Например, даже греческие авторы (например Геродот) иногда называли персов мидянами, хотя очень четко представляли, что это — два разных народа и при необходимости их легко различали. Кроме того, в 5-й главе налицо двуслойность — совмещение рассказов о богоданной мудрости Даниила и о падении Вавилона. В исходном тексте речь могла идти о гибели последнего представителя семьи Навуходоносора, которого действительно сменил очень немолодой Набонид[611]. Явно, что в прототекст, содержание которого вряд ли возможно установить, были вставлены указания о преступлении Валтасара, использовавшего для винопития «золотые сосуды, которые взяты были из святилища Дома Божия в Иерусалиме», рассказ царицы Валтасару о мудром Данииле (получается, что царь не знал о верном министре своего отца) и вторая развязка, сделавшая двойной финал притчи не очень логичным: царь дает Даниилу награду за разгадку страшной надписи — ив эту же ночь погибает. «В ту ночь, как теплилась заря, // Рабы зарезали царя»[612]. По-видимому, две старинные новеллы были с некоторым трудом сведены в одну, к тому же с добавлением темы наказания богохульного монарха, близкой иудеям маккавейского времени[613].

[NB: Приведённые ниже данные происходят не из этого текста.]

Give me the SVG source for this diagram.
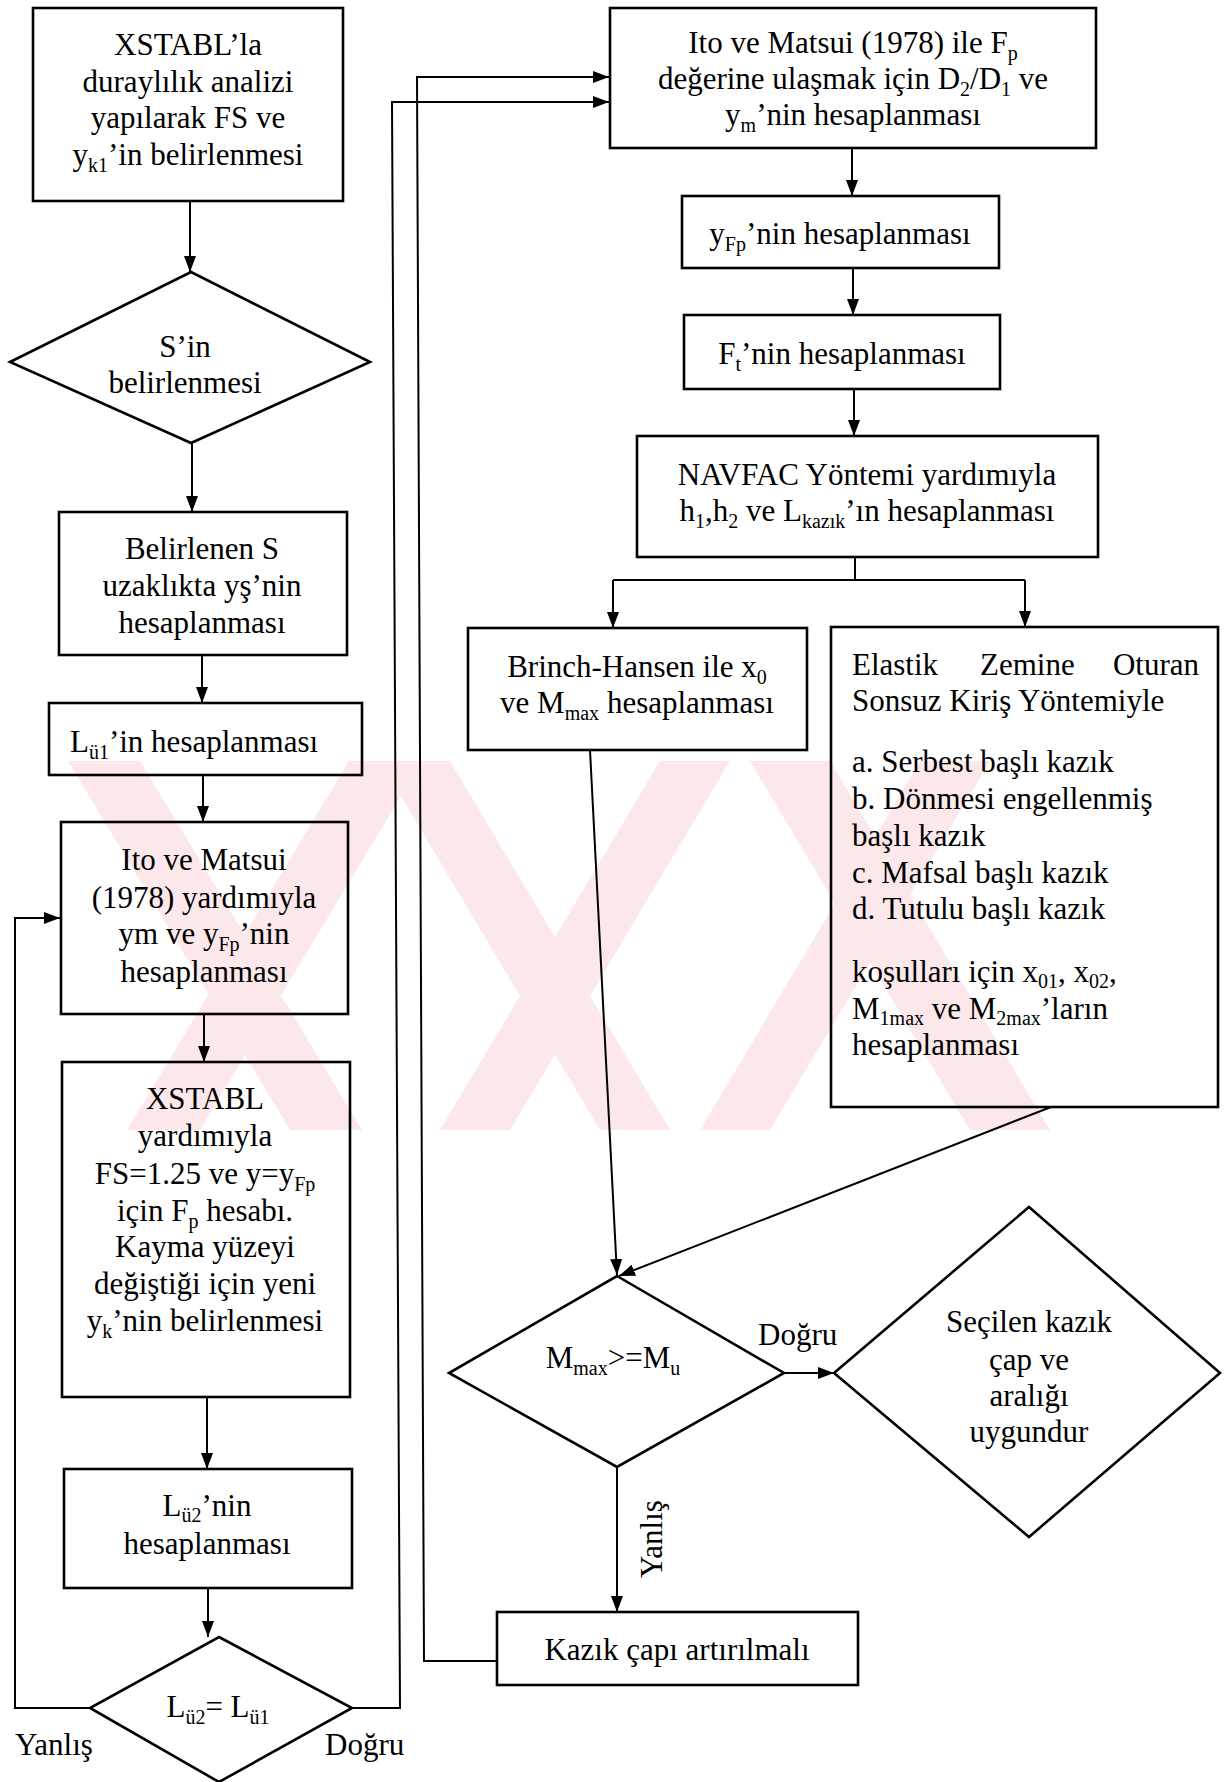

Напомним, что восстававшие против персов последние вавилонские цари непременно именовали себя Навуходоносорами (потомками того, великого?), что конец их был печален и что последнего из них победил Дарий. В итоге окажется, что в притче не так уж мало историзма. Убили почти всех последних вавилонских царей, подобно библейскому Валтасару? Убили. Вавилон персы взяли? Взяли. Был у персов царь Дарий? А как же. Другое дело, что значение этого историзма не так велико — он служит лишь фоном знаменитой легенды. Гораздо важнее, что результатом художественного синтеза осуществленного замечательным писателем (с нашей точки зрения, именно тем человеком, которого стоит назвать автором Книги Даниила[614]), явилось несколько бессмертных образов.
Первый из них — пир обреченных. Не нужно путать «пир Валтасара» с «пиром во время чумы» — гибель действующих лиц последнего вовсе не обязательна. А вот участники финальной вавилонской попойки обречены и осознают это в тот момент, когда из мрака возникает чертящая светящиеся буквы рука. Именно предпоследнее мгновение ее работы — за миг до того, как будет закончен вертикальный штрих, неотразимым ударом завершающий букву «нун софит»[615], как станет очевидно, что вряд ли случайно появление и молчаливое исчезновение неведомой руки, и запечатлел Рембрандт[616]. В суматохе летят на пол пиршественные чаши, на лицах царедворцев царит ужас. Страх перед возмездием — они пока не знают, но уже чувствуют — неотвратимым. Еще одно, последнее, движение карающей длани Господней — и собутыльники Валтасара останутся наедине с Божественным приговором. Видно, что им известны свои преступления, и известны хорошо. Именно в смысле провозглашения решения Божьего Суда в момент наивысшего разгула нечестивых этот образ используется и поныне. А эпизодов мировой истории, подходящих под данное определение, оказалось более чем достаточно.
609
Помимо художников, этот сюжет использовали и композиторы, и писатели. Наиболее известным музыкальным произведением является оратория Уильяма Уолтона, этой же теме уделяли внимание Гендель и Сибелиус. Чтобы перечислить все известные в искусстве воплощения сюжетов Книги Даниила, надо писать отдельный труд.
610
«Дарий Мидянин» упомянут еще дважды: Дан 9:1 и 11:1 (в последнем случае интерполяция очевидна).
611
Рассказ о сумасшествии Навуходоносора, когда царь «отлучен был от людей» и «ел траву, как вол» (Дан. 4:30), очевидно восходит к легендам о «полоумном» Набониде, который своей деятельностью напоминал современникам человека не вполне разумного (возможно, совершенно несправедливо). Так что здесь тоже налицо историческая канва, тем более что среди кумранских рукописей удалось обнаружить фрагмент, в котором именно Набонид, а не Навуходоносор, действует в притче, очень напоминающей эту главу Книги Даниила
612
613
Рискнем предположить, что исходная новелла содержала только рассказ о надписи, которую сумел разгадать пророк. Автор Книги Даниила добавил к этому мотив кощунства Валтасара и наказания за него.
614
Есть мнение, что первичным ядром Книги Даниила были гл. 4–6, в таком случае «Валтасарова» гл. 5 является центральной
616
«Пир Валтасара». Картина написана ок. 1635 г. и находится в Лондонской Национальной галерее.